Respect, disrespect, and self-respect / by kevin murray

People die for all sorts of reasons, of which one of them is the perception that some people have of being disrespected, which can and sometimes does tragically result in violent repercussions.  The thing is, though, those that have the greatest self-respect, typically are not going to be thrown off by someone that is demonstrating some sort of disrespect, especially if the person that is being disrespectful, isn't really knowledgeable about what they are addressing, how they are addressing it, or to whom it is being addressed.  After all, just because someone is purposely being provocative, or annoying, does not necessarily mean that a response to such is necessary or even appropriate, because simply not paying it any mind, is often times a legitimate response.


However, many people, do take offense at being disrespected, especially when that disrespect is done in a public forum, and feel that if they do not respond, that they are acquiescing or even agreeing that they are deserving of such disrespect, and that by not doing so, will further serve to show that they aren't really deserving of respect, and perhaps should rightfully be disrespected.  Whether any of this is true or not, meaningful or not, worth responding to or not, is situation specific, but those that wear their respect on their shoulder, will find that this type of scenario comes up a lot more frequently, than those that do not.

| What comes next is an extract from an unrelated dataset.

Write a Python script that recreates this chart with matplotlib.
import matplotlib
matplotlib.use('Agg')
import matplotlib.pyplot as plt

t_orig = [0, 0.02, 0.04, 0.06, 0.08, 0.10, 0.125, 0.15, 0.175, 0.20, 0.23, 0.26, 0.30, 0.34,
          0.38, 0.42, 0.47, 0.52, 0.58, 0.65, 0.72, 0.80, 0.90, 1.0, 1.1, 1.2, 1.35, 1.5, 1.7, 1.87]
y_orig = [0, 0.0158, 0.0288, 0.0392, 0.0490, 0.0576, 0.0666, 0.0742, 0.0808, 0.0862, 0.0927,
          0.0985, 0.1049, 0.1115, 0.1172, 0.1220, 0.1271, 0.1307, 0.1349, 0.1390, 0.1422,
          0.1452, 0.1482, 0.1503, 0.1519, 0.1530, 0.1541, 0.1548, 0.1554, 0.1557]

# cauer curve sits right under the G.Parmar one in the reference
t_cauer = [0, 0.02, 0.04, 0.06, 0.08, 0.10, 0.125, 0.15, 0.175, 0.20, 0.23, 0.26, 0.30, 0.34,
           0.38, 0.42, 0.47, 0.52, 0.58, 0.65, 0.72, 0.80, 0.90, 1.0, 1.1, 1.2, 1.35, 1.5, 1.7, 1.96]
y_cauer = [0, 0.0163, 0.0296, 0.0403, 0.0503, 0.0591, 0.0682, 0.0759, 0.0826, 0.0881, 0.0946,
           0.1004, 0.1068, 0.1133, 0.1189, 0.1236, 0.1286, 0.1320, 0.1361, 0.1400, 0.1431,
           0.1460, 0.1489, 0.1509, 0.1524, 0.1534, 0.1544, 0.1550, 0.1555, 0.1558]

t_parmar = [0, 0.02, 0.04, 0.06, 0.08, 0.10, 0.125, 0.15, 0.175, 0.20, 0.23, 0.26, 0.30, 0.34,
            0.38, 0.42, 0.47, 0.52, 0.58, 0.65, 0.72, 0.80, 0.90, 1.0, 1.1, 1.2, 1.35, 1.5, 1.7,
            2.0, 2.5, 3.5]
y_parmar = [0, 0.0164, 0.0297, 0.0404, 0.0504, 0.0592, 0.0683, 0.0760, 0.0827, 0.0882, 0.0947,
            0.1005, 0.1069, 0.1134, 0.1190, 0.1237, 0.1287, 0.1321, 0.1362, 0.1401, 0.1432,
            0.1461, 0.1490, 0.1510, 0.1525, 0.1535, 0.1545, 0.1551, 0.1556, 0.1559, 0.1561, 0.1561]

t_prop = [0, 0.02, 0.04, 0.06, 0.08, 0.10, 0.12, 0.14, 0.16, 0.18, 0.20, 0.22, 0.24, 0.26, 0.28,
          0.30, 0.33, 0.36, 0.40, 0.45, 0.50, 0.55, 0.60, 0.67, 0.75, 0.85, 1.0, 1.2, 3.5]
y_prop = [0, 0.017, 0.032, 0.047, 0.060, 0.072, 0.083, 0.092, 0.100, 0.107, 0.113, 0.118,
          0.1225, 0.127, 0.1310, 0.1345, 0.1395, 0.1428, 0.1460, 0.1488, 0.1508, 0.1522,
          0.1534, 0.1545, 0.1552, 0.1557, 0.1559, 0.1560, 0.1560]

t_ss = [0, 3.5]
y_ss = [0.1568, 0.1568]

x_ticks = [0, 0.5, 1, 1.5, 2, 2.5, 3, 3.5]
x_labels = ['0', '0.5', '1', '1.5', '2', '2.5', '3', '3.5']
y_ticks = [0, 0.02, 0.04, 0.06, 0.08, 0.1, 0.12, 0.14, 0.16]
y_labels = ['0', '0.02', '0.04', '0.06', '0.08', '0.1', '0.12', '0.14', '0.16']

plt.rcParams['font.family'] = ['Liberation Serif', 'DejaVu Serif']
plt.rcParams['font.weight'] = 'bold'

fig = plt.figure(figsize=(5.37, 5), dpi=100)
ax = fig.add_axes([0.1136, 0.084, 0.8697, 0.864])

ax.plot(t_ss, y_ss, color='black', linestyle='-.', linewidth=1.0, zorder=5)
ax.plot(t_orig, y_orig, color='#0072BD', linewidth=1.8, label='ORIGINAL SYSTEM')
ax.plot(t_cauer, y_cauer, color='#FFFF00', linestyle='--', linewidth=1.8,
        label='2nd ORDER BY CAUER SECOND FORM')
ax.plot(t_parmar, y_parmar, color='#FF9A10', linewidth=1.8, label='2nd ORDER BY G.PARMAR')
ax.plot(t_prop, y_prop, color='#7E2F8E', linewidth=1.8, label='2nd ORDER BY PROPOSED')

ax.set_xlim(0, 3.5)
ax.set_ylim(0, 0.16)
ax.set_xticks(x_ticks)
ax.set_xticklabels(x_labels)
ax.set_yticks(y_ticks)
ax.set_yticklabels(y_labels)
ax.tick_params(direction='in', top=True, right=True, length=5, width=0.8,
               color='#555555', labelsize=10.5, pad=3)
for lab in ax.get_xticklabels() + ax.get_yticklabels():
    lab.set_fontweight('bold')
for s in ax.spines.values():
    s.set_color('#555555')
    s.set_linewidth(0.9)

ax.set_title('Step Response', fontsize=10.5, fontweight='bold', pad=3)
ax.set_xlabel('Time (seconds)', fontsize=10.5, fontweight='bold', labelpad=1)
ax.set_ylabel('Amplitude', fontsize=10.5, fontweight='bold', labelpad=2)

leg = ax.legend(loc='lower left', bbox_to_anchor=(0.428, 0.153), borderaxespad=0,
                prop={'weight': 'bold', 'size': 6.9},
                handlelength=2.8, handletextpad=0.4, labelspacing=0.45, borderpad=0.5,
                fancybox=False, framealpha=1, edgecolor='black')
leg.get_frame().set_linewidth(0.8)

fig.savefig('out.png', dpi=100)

The most important type of respect is the respect that you owe yourself, or not, depending upon your merits and accomplishments, followed by those that are your family members and peers.  When those that are closest to you, disrespect you, or you perceive that you have been disrespected, your response should be consistent to who and what you really are, for someone that has a relatively high regard for their own self, should be far less inclined to overreact to someone disrespecting them, because you should already be secure in who and what you really are, and not worry about pesky people, that perhaps don't really know their place.


On the other hand, when you don't have a lot of self-respect, and someone close to you disrespects you, the common tendency is to react rather vigorously, which can make for a very volatile situation,  over something that often has a lot more to do with your lack of self-esteem as compared to their lack of respect.  So that, for those that don't like to be disrespected, recognize that probably you will receive a lot less disrespect if you work on the attributes that will make you a better person, of more value and worth, along with just becoming more comfortable with who and what you really are, so that, as a balanced and mature human being, you will recognize that, more often than not, the problem of disrespect, lies almost always with the person so initiating it, because they have issues that they want to take out on others, to deflect away from their own defects, so that, even though such disrespect seems personally addressed at you, it is really their poor way of coping with an unsatisfactory life, taken out on you, and it takes two to play.